Quote all lines below exactly. Images stay out.

******

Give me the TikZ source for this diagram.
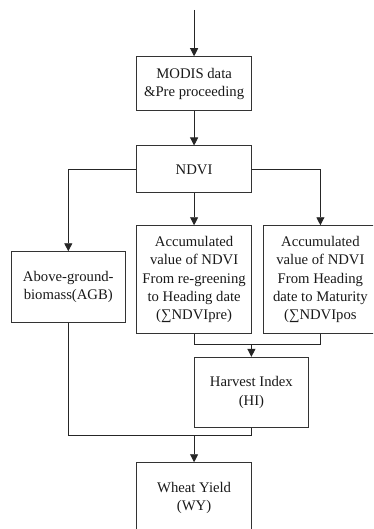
\documentclass[tikz,border=0pt]{standalone}
\usepackage{fontspec}
\setmainfont{Liberation Serif}
\usetikzlibrary{arrows.meta}
\tikzset{
  boxnode/.style={draw=black!80, line width=0.9pt, inner sep=0pt, align=center,
    font=\fontsize{14.7pt}{18.3pt}\selectfont, text=black!90},
  conn/.style={draw=black!85, line width=0.9pt},
  arr/.style={conn, -{Triangle[width=8pt,length=8pt]}}
}
\begin{document}
\begin{tikzpicture}[x=1pt,y=-1pt]
\clip (0,0) rectangle (373,529);
\node[boxnode, minimum width=114.8pt, minimum height=54pt] (modis) at (194.1,83.7) {MODIS data\\\&Pre proceeding};
\node[boxnode, minimum width=114.8pt, minimum height=46.7pt] (ndvi) at (194.1,169.3) {NDVI};
\node[boxnode, minimum width=114.7pt, minimum height=70.6pt] (agb) at (68.3,287) {Above-ground-\\biomass(AGB)};
\node[boxnode, minimum width=114.8pt, minimum height=107.8pt] (acc1) at (194.1,279.6) {Accumulated\\value of NDVI\\From re-greening\\to Heading date\\(∑NDVIpre)};
\node[boxnode, minimum width=114.8pt, minimum height=107.8pt] (acc2) at (320.4,279.6) {Accumulated\\value of NDVI\\From Heading\\date to Maturity\\(∑NDVIpos};
\node[boxnode, minimum width=114.7pt, minimum height=70.4pt] (hi) at (251.4,392.5) {Harvest Index\\(HI)};
\node[boxnode, minimum width=114.8pt, minimum height=70.4pt] (wy) at (194.1,497.9) {Wheat Yield\\(WY)};
\coordinate (top) at (194.1,10);
\coordinate (j1) at (194.1,344.5);
\coordinate (j2) at (68.3,435.7);
\draw[arr] (top) -- (modis.north);
\draw[arr] (modis.south) -- (ndvi.north);
\draw[arr] (ndvi.west) -| (agb.north);
\draw[arr] (ndvi.south) -- (acc1.north);
\draw[arr] (ndvi.east) -| (acc2.north);
\draw[conn] (acc1.south) -- (acc1.south |- j1) -- (acc2.south |- j1) -- (acc2.south);
\draw[arr] (hi.north |- j1) -- (hi.north);
\draw[conn] (agb.south) -- (agb.south |- j2) -- (hi.south |- j2) -- (hi.south);
\draw[arr] (wy.north |- j2) -- (wy.north);
\end{tikzpicture}
\end{document}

******

▸ **SOLUTION FOR THIS EXERCISE**:
Give me the TikZ source for this diagram.
\documentclass[tikz,border=0pt]{standalone}
\usepackage{fontspec}
\setmainfont{Liberation Serif}
\usetikzlibrary{arrows.meta}
\tikzset{
  boxnode/.style={draw=black!80, line width=0.9pt, inner sep=0pt, align=center,
    font=\fontsize{14.7pt}{18.3pt}\selectfont, text=black!90},
  conn/.style={draw=black!85, line width=0.9pt},
  arr/.style={conn, -{Triangle[width=8pt,length=8pt]}}
}
\begin{document}
\begin{tikzpicture}[x=1pt,y=-1pt]
\clip (0,0) rectangle (373,529);
\node[boxnode, minimum width=114.8pt, minimum height=54pt] (modis) at (194.1,83.7) {MODIS data\\\&Pre proceeding};
\node[boxnode, minimum width=114.8pt, minimum height=46.7pt] (ndvi) at (194.1,169.3) {NDVI};
\node[boxnode, minimum width=114.7pt, minimum height=70.6pt] (agb) at (68.3,287) {Above-ground-\\biomass(AGB)};
\node[boxnode, minimum width=114.8pt, minimum height=107.8pt] (acc1) at (194.1,279.6) {Accumulated\\value of NDVI\\From re-greening\\to Heading date\\(∑NDVIpre)};
\node[boxnode, minimum width=114.8pt, minimum height=107.8pt] (acc2) at (320.4,279.6) {Accumulated\\value of NDVI\\From Heading\\date to Maturity\\(∑NDVIpos};
\node[boxnode, minimum width=114.7pt, minimum height=70.4pt] (hi) at (251.4,392.5) {Harvest Index\\(HI)};
\node[boxnode, minimum width=114.8pt, minimum height=70.4pt] (wy) at (194.1,497.9) {Wheat Yield\\(WY)};
\coordinate (top) at (194.1,10);
\coordinate (j1) at (194.1,344.5);
\coordinate (j2) at (68.3,435.7);
\draw[arr] (top) -- (modis.north);
\draw[arr] (modis.south) -- (ndvi.north);
\draw[arr] (ndvi.west) -| (agb.north);
\draw[arr] (ndvi.south) -- (acc1.north);
\draw[arr] (ndvi.east) -| (acc2.north);
\draw[conn] (acc1.south) -- (acc1.south |- j1) -- (acc2.south |- j1) -- (acc2.south);
\draw[arr] (hi.north |- j1) -- (hi.north);
\draw[conn] (agb.south) -- (agb.south |- j2) -- (hi.south |- j2) -- (hi.south);
\draw[arr] (wy.north |- j2) -- (wy.north);
\end{tikzpicture}
\end{document}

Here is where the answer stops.